The Liars have got creepy nailed. On Sisterworld they combine it with carnivalesque and a splash of nautical. If you weren’t in the loop when the New York three-piece launched their website (www.thesisterworld.com) take a peek now. It’s all the reasons we love them, right there.
The tour of Sisterworld’s haunted (art)house starts with ‘Scissors’, the king hit, the killer single, the track on the record that’ll sell it to a great many people who’ll greatly regret it later. Breaking over listeners with dirgelike despair – harmonies reminiscent of TV on the Radio – ‘Scissors’ then pulls a sucker-punch of catastrophe. The rest of the record is like an attempt to repair the damage from the intense tragedy of this song.
On ‘No Barrier Fun’, singer Angus Andrew sounds strikingly like Beck on the brown acid. ‘Scarecrows on a Killer Slant’ is where things start to get genuinely scary with its grinding, murderous, metallic guitars, pounding beat and subterranean gurgles. There’s nothing pleasant about this song or its dark themes, nothing at all.

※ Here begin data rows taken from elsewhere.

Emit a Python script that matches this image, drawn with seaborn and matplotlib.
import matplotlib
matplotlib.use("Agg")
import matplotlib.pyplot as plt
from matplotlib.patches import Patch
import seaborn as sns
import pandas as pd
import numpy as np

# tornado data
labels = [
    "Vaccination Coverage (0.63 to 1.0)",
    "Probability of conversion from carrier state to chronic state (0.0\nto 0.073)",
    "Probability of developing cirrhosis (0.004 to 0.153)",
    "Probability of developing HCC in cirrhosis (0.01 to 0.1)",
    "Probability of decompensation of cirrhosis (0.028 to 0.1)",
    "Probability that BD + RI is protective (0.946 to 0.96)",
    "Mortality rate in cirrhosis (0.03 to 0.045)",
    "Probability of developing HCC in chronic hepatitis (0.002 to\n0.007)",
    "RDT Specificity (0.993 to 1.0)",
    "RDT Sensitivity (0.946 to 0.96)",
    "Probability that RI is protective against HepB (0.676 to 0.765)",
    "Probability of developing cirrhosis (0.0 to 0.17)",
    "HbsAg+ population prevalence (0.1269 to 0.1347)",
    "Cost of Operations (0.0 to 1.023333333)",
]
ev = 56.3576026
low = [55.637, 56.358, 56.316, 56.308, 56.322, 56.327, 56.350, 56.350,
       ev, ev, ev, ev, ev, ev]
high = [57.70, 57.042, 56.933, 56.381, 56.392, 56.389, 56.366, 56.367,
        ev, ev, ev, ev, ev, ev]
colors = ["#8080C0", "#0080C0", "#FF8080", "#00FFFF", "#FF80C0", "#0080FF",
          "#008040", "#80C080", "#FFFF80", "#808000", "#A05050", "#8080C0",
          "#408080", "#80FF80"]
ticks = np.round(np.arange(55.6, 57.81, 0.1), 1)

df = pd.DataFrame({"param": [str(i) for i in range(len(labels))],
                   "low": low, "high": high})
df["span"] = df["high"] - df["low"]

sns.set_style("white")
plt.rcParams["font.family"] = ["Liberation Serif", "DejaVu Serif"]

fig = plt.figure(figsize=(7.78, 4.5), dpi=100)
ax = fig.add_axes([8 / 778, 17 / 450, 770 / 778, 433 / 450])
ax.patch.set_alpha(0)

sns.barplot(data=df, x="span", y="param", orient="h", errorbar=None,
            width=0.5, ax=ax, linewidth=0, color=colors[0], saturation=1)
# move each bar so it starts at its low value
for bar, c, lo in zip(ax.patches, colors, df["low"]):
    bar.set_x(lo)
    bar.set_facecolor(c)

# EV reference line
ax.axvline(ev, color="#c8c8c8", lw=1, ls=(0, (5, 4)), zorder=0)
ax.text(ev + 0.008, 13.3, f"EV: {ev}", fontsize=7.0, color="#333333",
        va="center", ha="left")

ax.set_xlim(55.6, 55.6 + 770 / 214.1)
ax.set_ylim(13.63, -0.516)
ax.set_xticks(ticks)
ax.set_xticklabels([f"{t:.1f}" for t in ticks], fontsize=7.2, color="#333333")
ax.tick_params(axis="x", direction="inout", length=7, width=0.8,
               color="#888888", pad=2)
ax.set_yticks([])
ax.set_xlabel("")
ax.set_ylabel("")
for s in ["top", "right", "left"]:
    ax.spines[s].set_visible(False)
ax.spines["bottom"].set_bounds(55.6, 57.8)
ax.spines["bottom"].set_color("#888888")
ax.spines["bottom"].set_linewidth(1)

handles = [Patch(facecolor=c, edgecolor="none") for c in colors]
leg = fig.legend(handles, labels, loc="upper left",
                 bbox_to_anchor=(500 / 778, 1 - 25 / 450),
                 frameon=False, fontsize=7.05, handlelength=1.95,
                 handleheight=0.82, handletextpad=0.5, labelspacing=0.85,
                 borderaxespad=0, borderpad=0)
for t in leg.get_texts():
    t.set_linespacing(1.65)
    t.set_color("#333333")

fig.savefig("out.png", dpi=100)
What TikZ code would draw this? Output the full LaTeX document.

‘Proud Evolution’ halts to warn “You should be careful” before a deluge of delay-drenched chimes descends. ‘The Overacheievers’ is a the closest thing to raucous punk the record offers up but for those already freaked out it comes way too late. ‘Too Much Too Much’ (acknowledging what they’ve dragged people through?) is a beautiful percussion-less piece that signals the end of the tour. They’ve unclutched you, you’ve stumbled out the back door, you can breath again.
Sisterworld is another sinister, nocturnal, art rock affair, likely to further piss off critics and enthrall fans. Ah, The Liars. Bringing art rock to the masses, one weird fucking album after another.